Gifts for Grieving Friends
Here’s a list of gifts that I have received in seasons of grieving and that other friends of mine have also received.
Cash: When it comes to funerals, hospital visits, and just sickness in general, money quickly becomes a heavy burden. A memory: One day, when my mom was undergoing special treatment for her cancer her friend dropped off a large amount of cash for my mom and me to spend on whatever we wanted… for fun. She just wanted to make a way for my mom and I to share some guilt-free spending. She explicitly said, “This is not cancer money. This is not grocery money. This is fun money. Go have some fun together.” Thank you, Denise.
Food: When I first had my daughter I was walking through grief, postpartum depression-you name it. But I’ll tell you what, in those early days with a new baby we were never hungry. Our church family and friends were so generous to us. One of the best meals was breakfast for dinner. A quiche + hot out’-the-oven cinnamon rolls. It was the best because, in the morning, breakfast was already ready. Thank you, Leslie.
Gift Cards: They may seem impersonal or less significant because you didn’t make food or whatever. Hogwash. A gift is a gift. And for the grieving friend, it really is the thought that counts. And to be honest, grief takes you by surprise and sometimes ruins a day that started out so great. I can’t count the number of times this past year and a half of our miscarriages when I had the best-made plans to make a great dinner and then BAM something would cast me down into despair. The only thing to do on those nights is to get Culvers. Gift cards matter.
Cards: My mom has always been a great card writer. I still have most of my mom’s letters and cards sent to me through various difficult seasonal shifts. She always reminded me that she was praying for me. This means more to me now that she’s gone. It’s really precious to read her words and see her specific handwriting.
Plants: I have a plant for each of my lost babies. They were gifted, each by different women. I treasure those plants so much. I look at them every day and I remember which plant I received for which miscarriage. It is precious to me to water them and care for them. I honestly thought I'd just let them die and toss out. But these plants are thriving. And it’s a good reminder (on my good days) that when I die, I will arrive at heaven's gates, then I will meet my children alive and thriving. Thank you, Kristine, for my first plant.

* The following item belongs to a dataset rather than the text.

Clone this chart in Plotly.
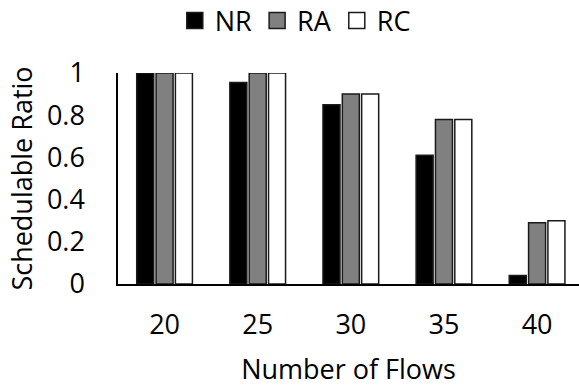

Babysitting: Throughout the last several years so many friends and family have offered to babysit our daughter when we have been going through difficult times. I had no idea I’d need so much time to process life. When you’re grieving and you have little ones somedays you just need space to cry alone or say whatever you need to say to God. People in our lives have made a way for that healing to start because of the sacrifice of their time. What a wonderful blessing.
Gift Baskets: If you want something personalized, go for a gift basket. Here’s the sweetest opportunity to show that you know your friend and you know what they like. This takes some thought and work but just means the world if you get it right. Example, if I’m making a gift basket for like for my dad, here's' what I would put in it: Caramel corn, A bottle of red wine, mints, a book or devotional, a funny card (our family loves funny cards), and dog treats (for his dog ; ).
Act of Service: The week leading up to my mom’s funeral I was in charge of gathering photos and memorabilia for a “Memory Table.” My family quickly recognized that there were no recent family photos. It made sense. Who wants to take family photos when your mom is losing her hair and she feels like shit? I mentioned this in passing to my friend and she offered to make some prints. Unbeknownst to me, she blew up a large family photo and framed the portrait. In the photo my mom looked her best, just beaming on the day of my wedding. I’ll never forget that act of kindness and financial generosity. She asked for it in return. Thank you, Catherine.
Just-Because: My friend Colleen is the queen of gift-giving. I think you could even say she is a prophetic gift-giver. She's very intuitive and perceptive. And she’s very good at discerning a desire. The most recent gift I received from her was shortly after my most recent miscarriage. You’ll never guess what it was so I’ll tell you: a label maker. Now, that might seem very random, but it really just reveals how much she knows me. I love organizing, categorizing and labeling everything. And when you are grieving, honestly sometimes you just need something mindless to do, otherwise, you might be swallowed up by your own tears. Thank you, Colleen.
Of course, there are all kinds of gifts to give. The sky's the limit! And ultimately it matters less about the gift itself. It’s more about pouring out our love in a tangible way so that our people, even strangers, see, know and feel the love of God. Blessings on you as you give generously, just as our heavenly father gives so generously to us.